The Babylonian exile was nothing? The Diaspora? You obviously have no idea what that can do to a culture's institutions of science, law and education. Without relative peace and stability for these institutions to flourish, a tremendous body of learning and tradition is doomed.
David instituted music in the service of the Tabernacle, and he appointed professional musicians to the leadership thereof. The synagogal tradition was born in exile, and without the continued organized and financed support of professionals, the music was bound to degrade. The primary focus of the synagogues was the teaching of the Word, and the services were lead by, in most cases, musical amateurs who were never taught the musical traditions of the Temple, and whose cantillation took on the local color of the prevaling culture.
It couldn't be helped.
In fact, you have a heavier burden to assume that what we hear in the fragmented, scattered society of the Middle East can in any way reflect the glory that was once the United Kingdom of Israel.
...and you are forgetting about David's dancing, and your old argument that the music and worship then were "of the flesh".

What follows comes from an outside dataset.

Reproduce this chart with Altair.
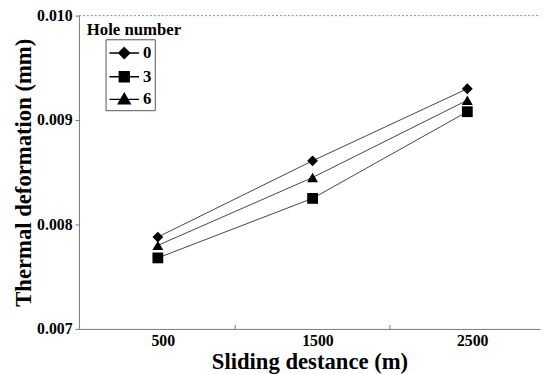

As usual, you're rewriting my argument. I said the form of worship in the OT was carnal and peurile. That's stated rather straightfowardly in the NT, and the point was that the commandments in the Psalms to use instruments or incense are not commandments to the church any more than the commandments to sacrifice goats and sheep. And, don't forget, there is never any record of dancing in the Temple or the synagogues.
Now, you're tying to say it was good, and only modern mideastern culture as "in bondage"?
I said I believe the music of the Psalms was a uniquely Hebrew form. That's not to say I believe they had exotic scales or instruments, but that their culture was civilized and fully developed enough to bring out their own musical heritage, not merely borrow from the idolatrous cultures around them. Though there were commandments to worship with music, there is nothing like the promiscuous command of Nebuchadnezzar to worship with "all kinds of musick." (Dan. 3).
(Much of the West that produced Classical was in bondage to superstition too--only cloaked with "Christianity").
I would say that about most CCM. Definitely.